Thursday, May 10, 2007
On what, you ask? Crystal Meth? Heroin? No, thank you very much. I am hooked on something far more insidious, something infinitely more vile and pathetic.
Reading fan fiction. Specifically, M*A*S*H fan fiction.
Oh, I've read plenty of Romero-inspired
zombie fan fiction. I've read Tron fan fiction, Star Trek fan fiction, etc. But I always come back to M*A*S*H fan fiction. Why? Simple. It's easily the worst of the lot. I mean, zombie fan fiction is a close second. It's really, really bad, with every writer seemingly contractually-obligated to use the words "putrid", "shambling" and "undead horde." But M*A*S*H fan fiction occupys an unassailable perch in the pantheon of terrible things. First of all, it doesn't lend itself to continuation at all (see: "After M*A*S*H"). The series ended, everyone went home. Furthermore, the series lasted forever, and with 11 thirty-some episode seasons under its belt, certainly exhausted all viable storylines, and in fact even repeated many tropes over and over to increasingly tepid effect.
But my favorite thing about MASH fan fiction is this: No matter who the writer, no matter what website you find it at, approximately 93% of the stories are about Hawkeye banging Hot Lips. Some are set during series continuity, but the majority have them seeking each other out and acting on their long-simmering desires and doing the rumpy-pumpy after the Koren conflict ended.
I read one story recently that had Hawkeye married to Nurse Kelly and living an idyllic life in Crabapple Cove, Maine (the story went to great pains to explain that Nurse Kelly had discovered exercise and slimmed down considerably).
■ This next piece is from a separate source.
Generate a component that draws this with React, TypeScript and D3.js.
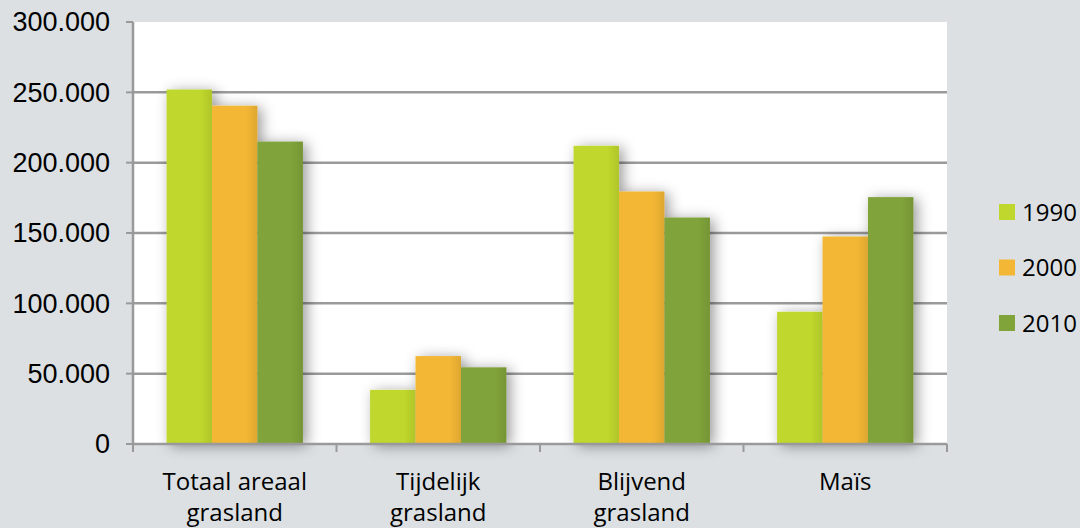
import React from 'react';
import * as d3 from 'd3';

const categories = [['Totaal areaal', 'grasland'], ['Tijdelijk', 'grasland'], ['Blijvend', 'grasland'], ['Maïs']];
const years = ['1990', '2000', '2010'];
const v1990 = [252000, 38500, 212000, 94000];
const v2000 = [240500, 62500, 179500, 147500];
const v2010 = [215000, 54500, 161000, 175500];
const yTicks = [0, 50000, 100000, 150000, 200000, 250000, 300000];
const colors = ['#c0d72d', '#f3b735', '#80a33a'];

const W = 1080, H = 528;
const m = { left: 133, right: 133, top: 22, bottom: 84 };

export default function App() {
  const series = [v1990, v2000, v2010];
  const x = d3.scaleBand().domain(d3.range(categories.length).map(String))
    .range([m.left, W - m.right]).paddingInner(0.33).paddingOuter(0.165);
  const cat = d3.scaleBand().domain(d3.range(categories.length).map(String)).range([m.left, W - m.right]);
  const xs = d3.scaleBand().domain(years).range([0, x.bandwidth()]);
  const y = d3.scaleLinear().domain([0, 300000]).range([H - m.bottom, m.top]);
  const fmt = (v: number) => d3.format(',')(v).replace(/,/g, '.');
  const x1 = W - m.right;

  return (
    <svg width={W} height={H} style={{ position: 'absolute', left: 0, top: 0, background: '#dce0e3' }}>
      <defs>
        <filter id="sh" x="-40%" y="-20%" width="180%" height="140%">
          <feDropShadow dx="4" dy="2" stdDeviation="7" floodColor="#000" floodOpacity="0.4" />
        </filter>
        {colors.map((c, i) => (
          <linearGradient key={i} id={'g' + i} x1="0" x2="1" y1="0" y2="0">
            <stop offset="0" stopColor={c} />
            <stop offset="0.75" stopColor={c} />
            <stop offset="1" stopColor={d3.color(c)!.darker(0.25).toString()} />
          </linearGradient>
        ))}
      </defs>
      <rect x={m.left} y={m.top} width={x1 - m.left} height={H - m.bottom - m.top} fill="#fff" />
      {yTicks.slice(1, -1).map(t => (
        <line key={t} x1={m.left} x2={x1} y1={y(t)} y2={y(t)} stroke="#9a9a9a" strokeWidth={2.5} />
      ))}
      {categories.map((c, ci) => (
        <g key={ci} filter="url(#sh)">
          {years.map((yr, si) => (
            <rect key={yr} x={x(String(ci))! + xs(yr)!} y={y(series[si][ci])}
              width={xs.bandwidth()} height={y(0) - y(series[si][ci])} fill={`url(#g${si})`} />
          ))}
        </g>
      ))}
      <line x1={m.left} x2={m.left} y1={m.top} y2={y(0)} stroke="#9a9a9a" strokeWidth={2.5} />
      <line x1={m.left} x2={x1} y1={y(0)} y2={y(0)} stroke="#9a9a9a" strokeWidth={2.5} />
      {yTicks.map(t => (
        <g key={t}>
          <line x1={m.left - 7} x2={m.left} y1={y(t)} y2={y(t)} stroke="#9a9a9a" strokeWidth={2} />
          <text x={m.left - 23} y={y(t)} dy="0.35em" textAnchor="end" fontSize={27}
            fontFamily="Liberation Sans, Arial, sans-serif" fill="#000">{fmt(t)}</text>
        </g>
      ))}
      {d3.range(categories.length + 1).map(i => {
        const px = i < categories.length ? cat(String(i))! : x1;
        return <line key={i} x1={px} x2={px} y1={y(0)} y2={y(0) + 8} stroke="#9a9a9a" strokeWidth={2} />;
      })}
      {categories.map((c, ci) => (
        <text key={ci} x={cat(String(ci))! + cat.bandwidth() / 2} y={490} textAnchor="middle" fontSize={24}
          fontFamily="Open Sans, Noto Sans, sans-serif" fill="#000">
          {c.map((l, li) => <tspan key={li} x={cat(String(ci))! + cat.bandwidth() / 2} dy={li ? 31 : 0}>{l}</tspan>)}
        </text>
      ))}
      {years.map((yr, i) => (
        <g key={yr} transform={`translate(999,${204 + i * 55.5})`}>
          <rect width={16} height={16} fill={colors[i]} />
          <text x={23} y={8} dy="0.36em" fontSize={24} fontFamily="Open Sans, Noto Sans, sans-serif" fill="#000">{yr}</text>
        </g>
      ))}
    </svg>
  );
}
As I was reading it I thought "Odd...this one isn't about Hawkeye banging Hot Lips." Then, later in the story, Hot Lips came for a visit, accompanied by a tow-headed young boy. Turns out the boy was Hawkeye's son, as he and Hot Lips had screwed after all. Bravo! A masterstroke! It's not often that an experienced reader like myself can be blindsided by an unforseen plot point, but this writer did just that.
Another fascinating aspect of M*A*S*H fan fiction is that it is completely devoid of wit. I myself find the early episodes amusing, and it's strange to read stories about the characters that have no jokes in them. Instead, they are constantly having breakdowns, health problems and just reflecting on life after the war, with very few quips or double entendres in sight. Kinda like the last 3 seasons of the show, actually.
I'd post a link to a site, but I can't really do that in good conscience. This stuff is awful, and yet every couple of months I find myself digging around and reading more. I wouldn't wish this unscratchable itch on anyone.